What Happens If You Lose Your Equity?
So what will happen if you keep losing on your open position one after the other? Naturally you will keep losing your equity.
It is rather obvious that without equity you literally would not be able to trade. You need to have equity in your account to be able to use that money to open positions.
But there is another significance to account equity.
In almost all markets, including the foreign exchange market, traders will use leverage to open larger accounts that can have a higher chance of profits.
To use leverage, as you may know, you need to dedicate margin to the broker which is deducted from your account equity.
So if you lose your account equity you will not be able to use leverage for trading. This means you do not even have to lose all of your equity to stop the broker from allowing you to use leverage.
Even if your account equity becomes lower than the required margin, then you will receive a margin call and eventually you will be stopped from trading.
Given the importance of equity, let’s see how you can increase and protect your equity in the forex market.
How Can You Increase Your Account Equity?
Perhaps it is rather obvious, but the first method of increasing your equity would be to increase the balance of your account. You can deposit more money into your account any time you want and in this way increase your equity.
But this is not a sustainable method. You cannot simply keep depositing money into your account. There must be better ways to keep the equity in your account and even increase it.
Ways to Protect Your Forex Account Equity
Have you ever heard the phrase the best defense is offense? Well, it is also true about the forex market. You cannot simply keep defending yourself against the market by depositing money into your account and in that way protect your equity. As we mentioned, that method lacks sustainability.
You need to go on the offensive!
First you need to protect your equity and then increase it. The best method to protect your account equity is to use proper risk management protocols and techniques.
First and foremost, if you are new to the market, you should start doing so with the help of a demo account. Many brokers offer demo trading to their clients. With the help of a demo account, you can learn how to trade without risking your real equity.

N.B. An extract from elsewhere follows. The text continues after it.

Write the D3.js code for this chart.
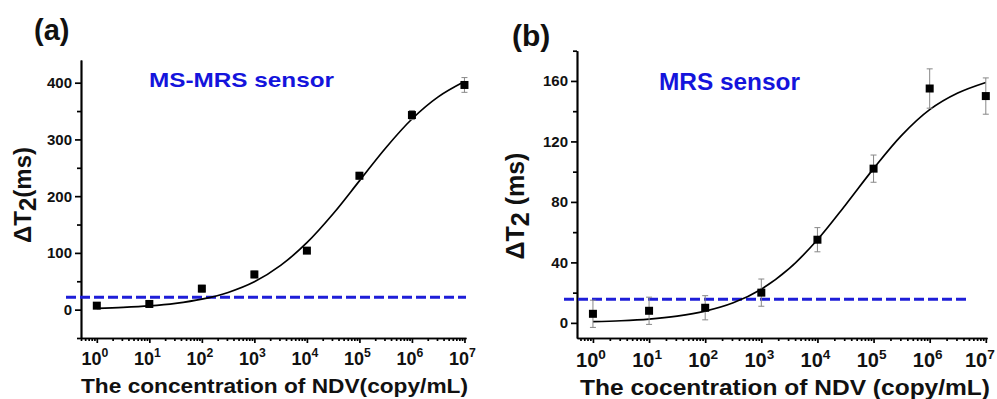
<!DOCTYPE html>
<html>
<head>
<meta charset="utf-8">
<script src="https://cdn.jsdelivr.net/npm/d3@7"></script>
<style>
  body { margin: 0; background: #fff; }
  svg { display: block; font-family: Arial, "Liberation Sans", sans-serif; font-weight: bold; }
</style>
</head>
<body>
<svg id="chart" width="997" height="399"></svg>
<script>
// NDV concentrations (copy/mL) for the measured points
const concentrations = [1e0, 1e1, 1e2, 1e3, 1e4, 1e5, 1e6, 1e7];
const decadeTicks = [0, 1, 2, 3, 4, 5, 6, 7];

// panel (a): MS-MRS sensor
const msmrsMean = [7, 10, 37, 62, 104, 236, 343, 396];
const msmrsErr = [5, 5, 6, 6, 5, 6, 8, 13];
const msmrsYTicks = [0, 100, 200, 300, 400];
const msmrsYMinor = [-50, 50, 150, 250, 350];
const msmrsLod = 22;

// panel (b): MRS sensor
const mrsMean = [6, 8, 10, 20, 55, 102, 155, 150];
const mrsErr = [9, 9, 8, 9, 8, 9, 13, 12];
const mrsYTicks = [0, 40, 80, 120, 160];
const mrsYMinor = [20, 60, 100, 140, 180];
const mrsLod = 15.6;

// fitted curves, every half decade
const fitLogConc = [0, 0.5, 1, 1.5, 2, 2.5, 3, 3.5, 4, 4.5, 5, 5.5, 6, 6.5, 7];
const msmrsFit = [2.3, 3.9, 6.5, 11, 18.4, 30.3, 49, 78, 118, 169, 227, 285, 336, 375, 402];
const mrsFit = [0.8, 1.4, 2.5, 4.5, 7.8, 13.3, 22.3, 36, 55, 78, 102, 124, 141, 152, 159];

const svg = d3.select("#chart");

function drawPanel(cfg) {
  const g = svg.append("g");
  const x = d3.scaleLog().domain(cfg.xDomain).range(cfg.xRange);
  const y = d3.scaleLinear().domain(cfg.yDomain).range(cfg.yRange);

  // minor log ticks
  const minor = [];
  for (let e = -1; e <= 7; e++) {
    for (let m = 2; m <= 9; m++) {
      const v = m * Math.pow(10, e);
      if (v >= cfg.xDomain[0] && v <= cfg.xDomain[1]) minor.push(v);
    }
  }
  const xAxisY = cfg.yRange[0];
  const xAxisMinor = d3.axisBottom(x).tickValues(minor).tickSize(3).tickSizeOuter(0).tickFormat("");
  const xAxisMajor = d3.axisBottom(x).tickValues(decadeTicks.map(d => Math.pow(10, d))).tickSize(5).tickSizeOuter(0).tickFormat("");
  [xAxisMinor, xAxisMajor].forEach(ax => {
    g.append("g").attr("transform", `translate(0,${xAxisY})`).call(ax)
      .call(s => s.selectAll("line,path").attr("stroke", "#000").attr("stroke-width", 1.7));
  });

  const yAxisMinor = d3.axisLeft(y).tickValues(cfg.yMinor).tickSize(4).tickSizeOuter(0).tickFormat("");
  const yAxisMajor = d3.axisLeft(y).tickValues(cfg.yTicks).tickSize(6).tickSizeOuter(0).tickFormat("");
  [yAxisMinor, yAxisMajor].forEach(ax => {
    g.append("g").attr("transform", `translate(${cfg.xRange[0]},0)`).call(ax)
      .call(s => s.selectAll("line,path").attr("stroke", "#000").attr("stroke-width", 1.7));
  });

  // y tick labels
  g.append("g").selectAll("text").data(cfg.yTicks).join("text")
    .attr("x", cfg.xRange[0] - 9)
    .attr("y", d => y(d) + 5.5)
    .attr("text-anchor", "end")
    .attr("font-size", cfg.yTickFont)
    .attr("fill", "#111")
    .text(d => d);

  // x tick labels as 10^n (last one nudged left so it stays inside the page)
  const xl = g.append("g").selectAll("text").data(decadeTicks).join("text")
    .attr("x", (d, i) => x(Math.pow(10, d)) - 2 - (i === decadeTicks.length - 1 ? cfg.lastShift : 0))
    .attr("y", cfg.xTickBase)
    .attr("text-anchor", "middle")
    .attr("font-size", cfg.xTickFont)
    .attr("fill", "#111");
  xl.append("tspan").text("10");
  xl.append("tspan").attr("dy", -cfg.xTickFont * 0.42).attr("font-size", cfg.xTickFont * 0.68).text(d => d);

  // LOD dashed line
  g.append("line")
    .attr("x1", cfg.lodX[0]).attr("x2", cfg.lodX[1])
    .attr("y1", y(cfg.lod)).attr("y2", y(cfg.lod))
    .attr("stroke", "#1e1ed8").attr("stroke-width", 3)
    .attr("stroke-dasharray", "10,4");

  // fitted curve
  const line = d3.line()
    .x((d, i) => x(Math.pow(10, fitLogConc[i])))
    .y(d => y(d))
    .curve(d3.curveCatmullRom);
  g.append("path").datum(cfg.fit)
    .attr("d", line)
    .attr("fill", "none").attr("stroke", "#000").attr("stroke-width", 1.7);

  // error bars
  const pts = concentrations.map((c, i) => ({ c: c, v: cfg.mean[i], e: cfg.err[i] }));
  const eb = g.append("g").attr("stroke", "#888").attr("stroke-width", 1);
  eb.selectAll("line.v").data(pts).join("line").attr("class", "v")
    .attr("x1", d => x(d.c)).attr("x2", d => x(d.c))
    .attr("y1", d => y(d.v - d.e)).attr("y2", d => y(d.v + d.e));
  eb.selectAll("line.t").data(pts).join("line").attr("class", "t")
    .attr("x1", d => x(d.c) - 3).attr("x2", d => x(d.c) + 3)
    .attr("y1", d => y(d.v + d.e)).attr("y2", d => y(d.v + d.e));
  eb.selectAll("line.b").data(pts).join("line").attr("class", "b")
    .attr("x1", d => x(d.c) - 3).attr("x2", d => x(d.c) + 3)
    .attr("y1", d => y(d.v - d.e)).attr("y2", d => y(d.v - d.e));

  // square markers
  g.append("g").selectAll("rect").data(pts).join("rect")
    .attr("x", d => x(d.c) - 4).attr("y", d => y(d.v) - 4)
    .attr("width", 8).attr("height", 8)
    .attr("fill", "#000");

  // panel letter
  g.append("text")
    .attr("x", cfg.letterPos[0]).attr("y", cfg.letterPos[1])
    .attr("font-size", cfg.letterFont).attr("fill", "#111")
    .text(cfg.letter);

  // sensor label
  g.append("text")
    .attr("x", cfg.labelPos[0]).attr("y", cfg.labelPos[1])
    .attr("font-size", cfg.labelFont).attr("fill", "#1414dc")
    .attr("textLength", cfg.labelWidth).attr("lengthAdjust", "spacingAndGlyphs")
    .text(cfg.label);

  // x axis title
  g.append("text")
    .attr("x", cfg.xTitlePos[0]).attr("y", cfg.xTitlePos[1])
    .attr("font-size", cfg.xTitleFont).attr("fill", "#111")
    .attr("textLength", cfg.xTitleWidth).attr("lengthAdjust", "spacingAndGlyphs")
    .text(cfg.xTitle);

  // y axis title with subscript
  const yt = g.append("text")
    .attr("transform", `translate(${cfg.yTitlePos[0]},${cfg.yTitlePos[1]}) rotate(-90)`)
    .attr("text-anchor", "middle")
    .attr("font-size", cfg.yTitleFont).attr("fill", "#111");
  yt.append("tspan").text("ΔT");
  yt.append("tspan").attr("dy", 5).text("2");
  yt.append("tspan").attr("dy", -5).text(cfg.yTitleUnit);
}

drawPanel({
  xDomain: [0.5, 1.07e7], xRange: [81, 466],
  yDomain: [-50, 440], yRange: [338, 60],
  yTicks: msmrsYTicks, yMinor: msmrsYMinor,
  mean: msmrsMean, err: msmrsErr, fit: msmrsFit,
  lod: msmrsLod, lodX: [66, 466],
  yTickFont: 15, xTickFont: 18, xTickBase: 365, lastShift: 0,
  letter: "(a)", letterPos: [34, 40], letterFont: 29,
  label: "MS-MRS sensor", labelPos: [149, 87], labelFont: 21, labelWidth: 185,
  xTitle: "The concentration of NDV(copy/mL)", xTitlePos: [81, 393], xTitleFont: 21, xTitleWidth: 387,
  yTitleUnit: "(ms)", yTitlePos: [31, 195], yTitleFont: 24
});

drawPanel({
  xDomain: [0.52, 1.05e7], xRange: [577, 987],
  yDomain: [-10, 180], yRange: [338, 50.7],
  yTicks: mrsYTicks, yMinor: mrsYMinor,
  mean: mrsMean, err: mrsErr, fit: mrsFit,
  lod: mrsLod, lodX: [564, 966],
  yTickFont: 15, xTickFont: 20, xTickBase: 367, lastShift: 4,
  letter: "(b)", letterPos: [512, 46], letterFont: 30,
  label: "MRS sensor", labelPos: [659, 90], labelFont: 23, labelWidth: 141,
  xTitle: "The cocentration of NDV (copy/mL)", xTitlePos: [580, 395], xTitleFont: 22, xTitleWidth: 410,
  yTitleUnit: " (ms)", yTitlePos: [524, 206], yTitleFont: 25
});
</script>
</body>
</html>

Then when you are ready to enter the market and start trading with a real account, you need to have a proper trading plan. A trading plan will always keep you disciplined and help you stick to a set of rules and guidelines.
This way, no matter what happens in the market and how things change, your sentiments and your emotions will not affect the outcome of a trade.
In addition, you need to use risk management techniques and tools that can help you further protect your assets. This includes stop loss orders to make sure you do not lose more than you can tolerate.
Additionally, if you want to trade with the help of leverage, make sure to pick a rate of leverage that is suitable to your situation. Sometimes using leverage with a high rate will lead to losses that are just beyond the threshold of your equity tolerance.
With proper risk management techniques and gaining enough knowledge, you can start gaining on your positions and in this way increase your equity.
Equity is the very first thing you need to start trading. It is the money! In fact, it is the total assets that you have available in your trading account. Naturally, you can see just how important equity is. For this reason, you need to do whatever in your power to protect and also increase your account equity to be able to continue trading.